A lawn is pretty much a desert painted green.  It has little to offer wildlife other than robins;  even when it is infested with grubs, the flickers and skunks will only come long enough to eat them all.  Then it resumes its limited function.

Now imagine that space unmowed.  It is studded with tall wildflowers and filled with bright butterflies.  That is the current state of a portion of our lawn.  Suddenly it is full of life - a contributing principality of Planet Earth.  The meadow and I are are taking it one step at a time, but here is the general game plan:

I didn't cut it this spring.  Almost immediately forget-me-nots bloomed, as did coltsfoot (handy if you have a cough).  Before the dandelions could bloom, I dug them out.  Then I waited.  The only real work I did was to move paths and to keep them open.
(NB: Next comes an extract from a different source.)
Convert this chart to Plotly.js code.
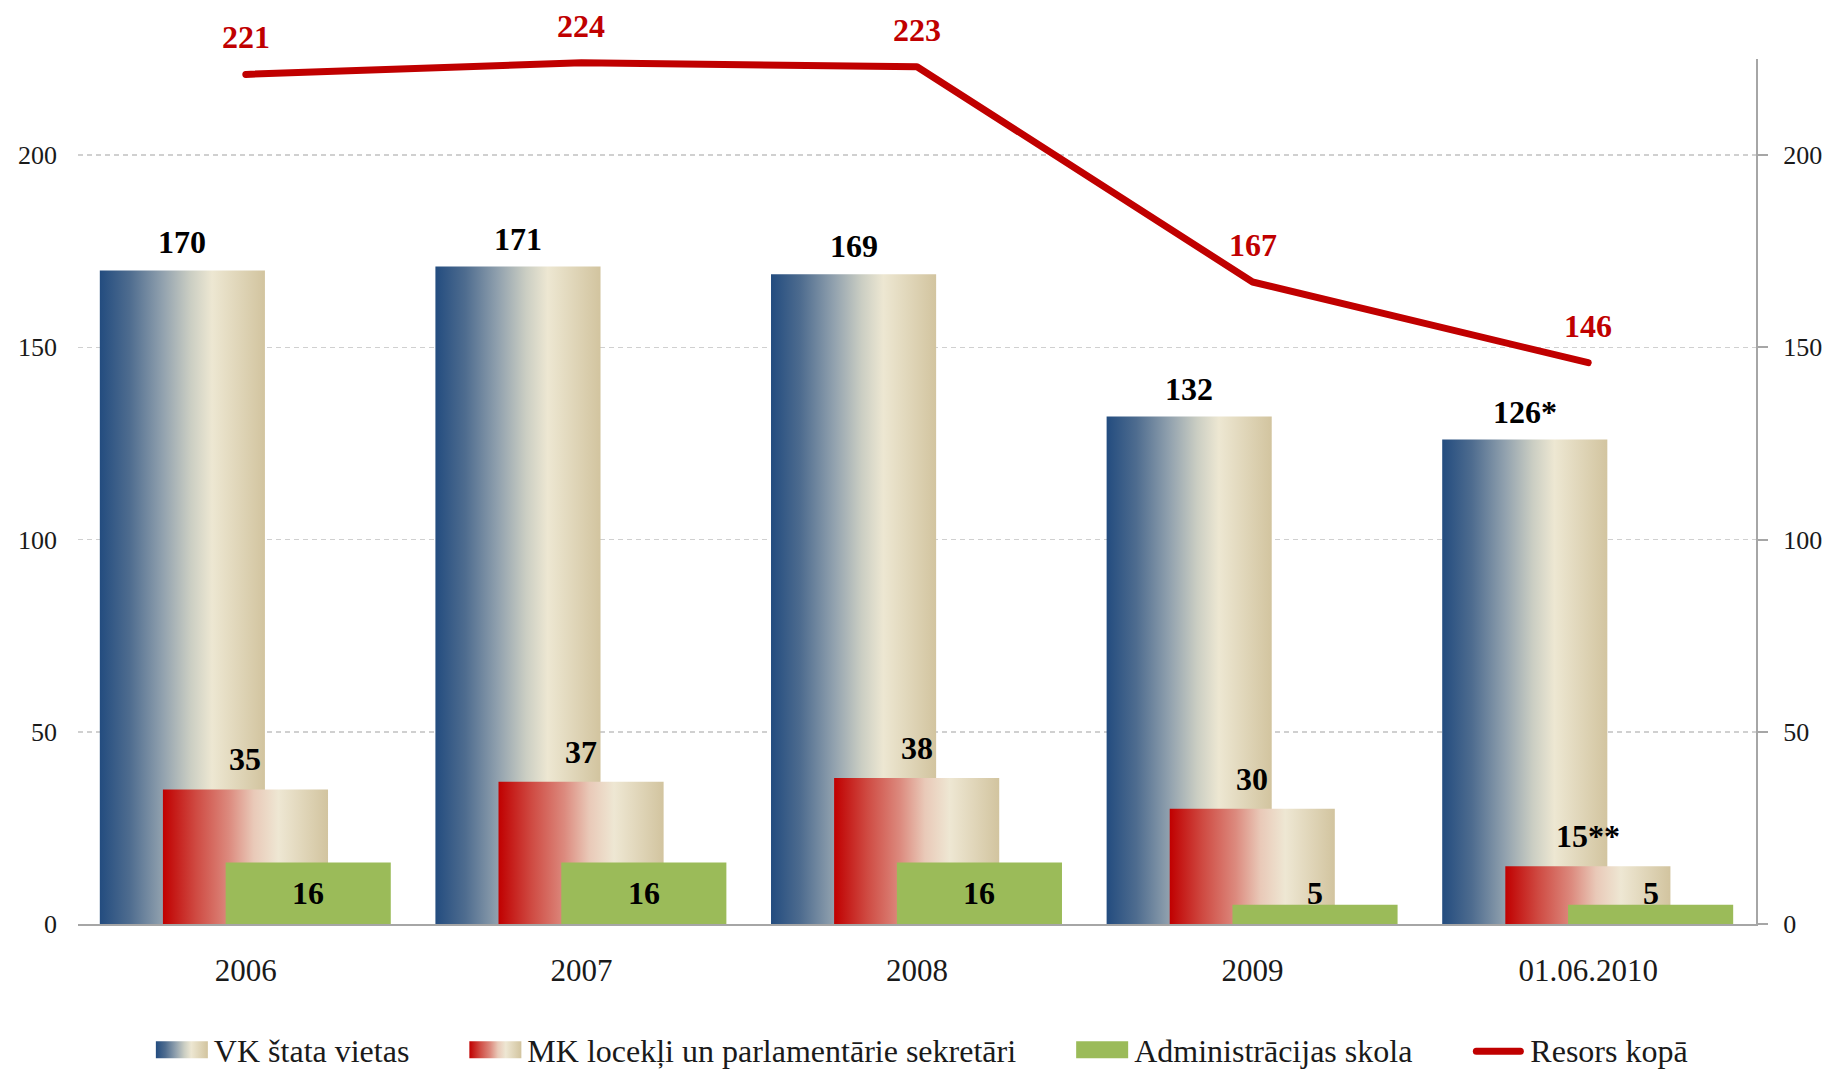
<!DOCTYPE html>
<html><head><meta charset="utf-8">
<script src="https://cdn.plot.ly/plotly-3.0.1.min.js"></script>
<style>html,body{margin:0;padding:0;background:#fff;overflow:hidden}#chart{width:1823px;height:1073px}</style>
</head><body><div id="chart"></div>
<script>
const categories = ['2006', '2007', '2008', '2009', '01.06.2010'];
const vkValues = [170, 171, 169, 132, 126];
const vkLabels = ['170', '171', '169', '132', '126*'];
const mkValues = [35, 37, 38, 30, 15];
const mkLabels = ['35', '37', '38', '30', '15**'];
const adminValues = [16, 16, 16, 5, 5];
const adminLabels = ['16', '16', '16', '5', '5'];
const totalValues = [221, 224, 223, 167, 146];
const totalLabels = ['221', '224', '223', '167', '146'];
const seriesNames = ['VK štata vietas', 'MK locekļi un parlamentārie sekretāri', 'Administrācijas skola', 'Resors kopā'];

const FONT = '"Liberation Serif","Times New Roman",serif';
const BAR_W = 0.492;
const OFFS = [-0.435, -0.247, -0.06];
const RED = '#C00000';
const LEG_W = 103;

const data = [
  {type: 'bar', name: seriesNames[0], x: categories, y: vkValues, offset: OFFS[0], width: BAR_W,
   marker: {color: '#8FA0AE', line: {width: 0}}, hoverinfo: 'skip'},
  {type: 'bar', name: seriesNames[1], x: categories, y: mkValues, offset: OFFS[1], width: BAR_W,
   marker: {color: '#E08070', line: {width: 0}}, hoverinfo: 'skip'},
  {type: 'bar', name: seriesNames[2], x: categories, y: adminValues, offset: OFFS[2], width: BAR_W,
   marker: {color: '#9BBB59', line: {width: 0}}, hoverinfo: 'skip'},
  {type: 'scatter', mode: 'lines', name: seriesNames[3], x: categories, y: totalValues, yaxis: 'y2',
   line: {color: RED, width: 7}, hoverinfo: 'skip'}
];

const annotations = [];
const lblFont = (c) => ({family: FONT, size: 32, color: c, weight: 700});
categories.forEach((c, i) => {
  annotations.push({xref: 'x', yref: 'y', x: i + OFFS[0] + BAR_W / 2, y: vkValues[i], text: vkLabels[i],
    showarrow: false, yanchor: 'bottom', yshift: 8, font: lblFont('#000')});
  annotations.push({xref: 'x', yref: 'y', x: i + OFFS[1] + BAR_W / 2, y: mkValues[i], text: mkLabels[i],
    showarrow: false, yanchor: 'bottom', yshift: 10, font: lblFont('#000')});
  annotations.push({xref: 'x', yref: 'y', x: i + OFFS[2] + BAR_W / 2, y: 8, text: adminLabels[i],
    showarrow: false, yanchor: 'middle', font: lblFont('#000')});
  annotations.push({xref: 'x', yref: 'y2', x: i, y: totalValues[i], text: totalLabels[i],
    showarrow: false, yanchor: 'bottom', yshift: 17, font: lblFont(RED)});
});

const tickFont = {family: FONT, size: 26, color: '#1a1a1a'};
const layout = {
  width: 1823, height: 1073,
  margin: {l: 78, r: 67, t: 59, b: 149, pad: 0, autoexpand: false},
  paper_bgcolor: '#fff', plot_bgcolor: '#fff',
  barmode: 'overlay',
  font: {family: FONT, color: '#1a1a1a'},
  showlegend: true,
  legend: {orientation: 'h', x: 0.488, xanchor: 'center', xref: 'paper', yref: 'container', y: 0.022, yanchor: 'middle',
    font: {family: FONT, size: 32, color: '#1a1a1a'}, itemwidth: LEG_W, traceorder: 'normal'},
  xaxis: {type: 'category', range: [-0.5, 4.5], showline: true, linecolor: '#A6A6A6', linewidth: 2,
    ticks: '', showgrid: false, zeroline: false, tickfont: {family: FONT, size: 31, color: '#1a1a1a'},
    ticklabelstandoff: 18, fixedrange: true},
  yaxis: {range: [0, 225], tickvals: [0, 50, 100, 150, 200], showline: false, ticks: '',
    showgrid: true, gridcolor: '#D0D0D0', gridwidth: 1.5, griddash: '5px,4px', zeroline: false,
    tickfont: tickFont, ticklabelstandoff: 20, fixedrange: true},
  yaxis2: {range: [0, 225], tickvals: [0, 50, 100, 150, 200], overlaying: 'y', side: 'right',
    showline: true, linecolor: '#A6A6A6', linewidth: 2, ticks: 'outside', ticklen: 10,
    tickcolor: '#A6A6A6', tickwidth: 2, showgrid: false, zeroline: false, tickfont: tickFont,
    ticklabelstandoff: 10, fixedrange: true},
  annotations: annotations
};

Plotly.newPlot('chart', data, layout, {staticPlot: true, displayModeBar: false}).then(gd => {
  const NS = 'http://www.w3.org/2000/svg';
  const svg = gd.querySelector('svg.main-svg');
  let defs = svg.querySelector('defs');
  if (!defs) { defs = document.createElementNS(NS, 'defs'); svg.insertBefore(defs, svg.firstChild); }
  function grad(id, stops) {
    const lg = document.createElementNS(NS, 'linearGradient');
    lg.setAttribute('id', id);
    lg.setAttribute('x1', '0'); lg.setAttribute('y1', '0'); lg.setAttribute('x2', '1'); lg.setAttribute('y2', '0');
    stops.forEach(([o, c]) => {
      const s = document.createElementNS(NS, 'stop');
      s.setAttribute('offset', o); s.setAttribute('stop-color', c);
      lg.appendChild(s);
    });
    defs.appendChild(lg);
  }
  grad('gVK', [['0', '#234C7F'], ['0.18', '#4E6C8F'], ['0.38', '#91A1AE'], ['0.55', '#CBCEC3'], ['0.68', '#EDE7D2'], ['1', '#D2C49F']]);
  grad('gMK', [['0', '#C00000'], ['0.2', '#CF4A42'], ['0.4', '#DC8A7E'], ['0.55', '#E9C9B8'], ['0.7', '#EEE7D3'], ['1', '#D2C49F']]);
  const bt = gd.querySelectorAll('.barlayer .trace');
  if (bt[0]) bt[0].querySelectorAll('path').forEach(p => { p.style.fill = 'url(#gVK)'; });
  if (bt[1]) bt[1].querySelectorAll('path').forEach(p => { p.style.fill = 'url(#gMK)'; });
  const right = LEG_W / 2 - 1, left = right - 52;
  const lineShift = LEG_W / 2 + 5;
  const lt = gd.querySelectorAll('.legend .traces');
  lt.forEach((t, i) => {
    t.querySelectorAll('.legendsymbols path, .legendpoints path, .legendlines path, path.legendbar, path.js-line').forEach(p => {
      if (i < 3) {
        p.setAttribute('d', `M${left},-8H${right}V9H${left}Z`);
        if (i === 0) p.style.fill = 'url(#gVK)';
        if (i === 1) p.style.fill = 'url(#gMK)';
        if (i === 2) p.style.fill = '#9BBB59';
        p.style.stroke = 'none';
      } else {
        p.setAttribute('d', `M${left + 4 + lineShift},2H${right - 4 + lineShift}`);
        p.style.strokeLinecap = 'round';
      }
    });
  });
  gd.querySelectorAll('.scatterlayer .js-line').forEach(p => { p.style.strokeLinecap = 'round'; p.style.strokeLinejoin = 'round'; });
});
</script>
</body></html>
It's July now and the meadow is in full bloom.  Buttercups, oxeye daisies and white must mallow are standing tall above the wild strawberries, bugleweed and clovers.  Call me arbitrary, even shallow, but the pink daisy fleabane (a perennial) had to be pulled because I have decided to focus on primary colours.  Sweet woodruff made the cut, as did cranesbill geranium because its pink blossoms don't last and it has a lovely clumping habit.  Perhaps I shall also leave the yellow hawkweed (an introduced species) but will have to decide before it seeds; a perennial,  it will be doubly hard to remove later and I haven't seen any butterflies on it.  Cinquefoil flower heads are forming and rudbeckia (black-eyed Susan) is almost ready to open;  both are keepers.  And almost hidden at one side I found jewelweed seedings.  Also called "touch-me-not,"  it's a handy antidote to poison ivy and a natural fungicide.  Hummingbirds love it too.

Again and again, I go outside to enjoy the meadow.  I must find my butterfly book because there are at least six species lapping up nectar and flirting with one another.  Whoever they are, all butterflies love summersweet and monadra, both of which I plan to add to the smorgasbord.

The meadow will be finished blooming in several weeks.  Then I shall mow the spent plants, scattering and nicking their seeds for next year's show, leaving a small group of goldenrods to sound the closing notes of Symphony 2014.

Our Amazon parrot, Gussie, would have loved it.  He relished hanging outside in his cage, and welcomed visitors to it.  Once I caught him contentedly studying a chipmunk who was polishing off the sunflowers in his cup.  A small meadow full of fluttering wings would have been heaven.  I too think it is.